— Your objective —
The material below should be written out in full and exactly; pictures stay out of the copy.

▬▬▬

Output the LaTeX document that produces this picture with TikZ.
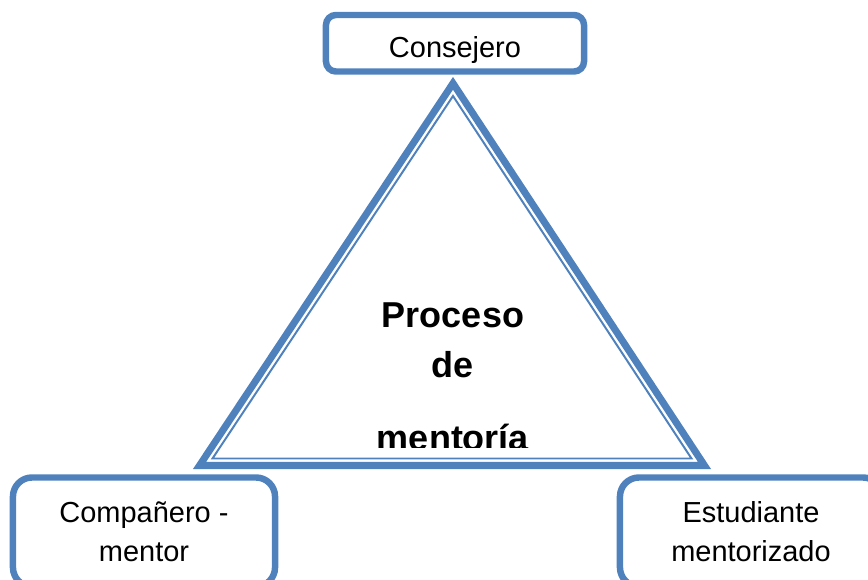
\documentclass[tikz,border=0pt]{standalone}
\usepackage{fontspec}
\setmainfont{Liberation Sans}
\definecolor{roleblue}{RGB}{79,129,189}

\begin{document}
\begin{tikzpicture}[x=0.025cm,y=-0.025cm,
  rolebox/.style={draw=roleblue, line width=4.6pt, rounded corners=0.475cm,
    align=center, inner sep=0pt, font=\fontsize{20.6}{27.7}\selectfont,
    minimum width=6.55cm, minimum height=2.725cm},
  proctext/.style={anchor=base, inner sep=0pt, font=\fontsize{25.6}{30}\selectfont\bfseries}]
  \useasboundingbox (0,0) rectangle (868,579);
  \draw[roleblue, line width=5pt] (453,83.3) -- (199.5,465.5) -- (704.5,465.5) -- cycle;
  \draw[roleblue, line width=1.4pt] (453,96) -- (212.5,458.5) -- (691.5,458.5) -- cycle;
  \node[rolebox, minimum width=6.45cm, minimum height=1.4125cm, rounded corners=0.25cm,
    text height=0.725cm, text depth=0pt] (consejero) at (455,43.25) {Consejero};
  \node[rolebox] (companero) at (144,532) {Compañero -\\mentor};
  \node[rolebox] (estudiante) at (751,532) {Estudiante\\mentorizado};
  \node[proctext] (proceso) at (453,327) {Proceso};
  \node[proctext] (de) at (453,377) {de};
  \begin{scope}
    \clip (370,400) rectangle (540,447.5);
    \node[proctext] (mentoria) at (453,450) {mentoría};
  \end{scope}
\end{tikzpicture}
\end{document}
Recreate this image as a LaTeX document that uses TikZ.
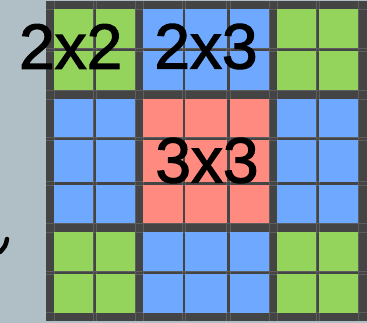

▬▬▬

— Task output —
Output the LaTeX document that produces this picture with TikZ.
\documentclass[tikz,border=0pt]{standalone}
\usepackage{fontspec}
\setmainfont{Liberation Sans}
\definecolor{roleblue}{RGB}{79,129,189}

\begin{document}
\begin{tikzpicture}[x=0.025cm,y=-0.025cm,
  rolebox/.style={draw=roleblue, line width=4.6pt, rounded corners=0.475cm,
    align=center, inner sep=0pt, font=\fontsize{20.6}{27.7}\selectfont,
    minimum width=6.55cm, minimum height=2.725cm},
  proctext/.style={anchor=base, inner sep=0pt, font=\fontsize{25.6}{30}\selectfont\bfseries}]
  \useasboundingbox (0,0) rectangle (868,579);
  \draw[roleblue, line width=5pt] (453,83.3) -- (199.5,465.5) -- (704.5,465.5) -- cycle;
  \draw[roleblue, line width=1.4pt] (453,96) -- (212.5,458.5) -- (691.5,458.5) -- cycle;
  \node[rolebox, minimum width=6.45cm, minimum height=1.4125cm, rounded corners=0.25cm,
    text height=0.725cm, text depth=0pt] (consejero) at (455,43.25) {Consejero};
  \node[rolebox] (companero) at (144,532) {Compañero -\\mentor};
  \node[rolebox] (estudiante) at (751,532) {Estudiante\\mentorizado};
  \node[proctext] (proceso) at (453,327) {Proceso};
  \node[proctext] (de) at (453,377) {de};
  \begin{scope}
    \clip (370,400) rectangle (540,447.5);
    \node[proctext] (mentoria) at (453,450) {mentoría};
  \end{scope}
\end{tikzpicture}
\end{document}
Recreate this image as a LaTeX document that uses TikZ.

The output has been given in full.